Wednesday, 16 January 2002: 1:30 PM
Direct radiative forcing due to absorbing aerosols
The effect of black carbon (BC) on climate forcing is potentially important, but its estimates have large uncertainties due to a lack of sufficient observational data. The BC mass concentration in the southeastern US was measured at a regionally representative site near Mount Mitchell, NC (35.73 N, 82.29 W, 2038 m MSL), the highest peak in eastern North America. The air mass origin was determined using 48-hr back trajectories obtained from the hybrid single-particle Lagrangian integrated trajectory model. The highest average concentration is seen in polluted continental air masses and the lowest in marine air masses. During the winter the overall average BC value was 74.1 ng m^(-3), whereas the overall summer mean BC value is higher by a factor of 3. The main reason for the seasonal difference may be enhanced thermal convection during summer, which increases transport of air pollutants from the planetary boundary layer to this rural site.

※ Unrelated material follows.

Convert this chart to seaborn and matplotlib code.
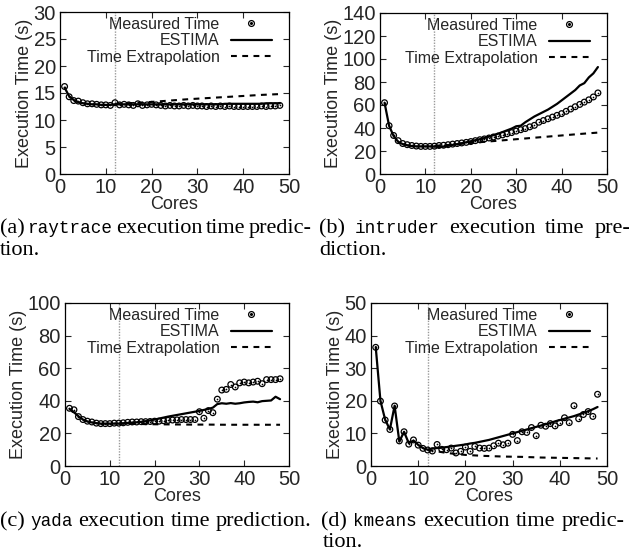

In the spring of 1998, abnormally high BC concentrations from the continental sector were measured. These concentrations were originating from a biomass burning plume in Mexico. This was confirmed by the observations of the Earth Probe Total Ozone Mapping Spectrometer. The BC average concentrations of air masses transported from the polluted continental sector during summer are low on Sunday through Tuesday with a minimum value of 256 ng m^(-3) on Monday, and high on Wednesday through Friday with a maximum value of 379 ng m^(-3) on Friday. The daily mean absorption and scattering coefficients are well correlated (R=0.86), which suggests the aerosols originated from the same emission sources. The net aerosol radiative forcing (scattering effects plus absorption effects) per unit vertical depth at 2006 m MSL is calculated to be -1.38 x 10^(-3) W m^(-3) for the southeastern US. The magnitude of direct radiative forcing by aerosol scattering is reduced by 15 +/- 7 % due to the BC absorption.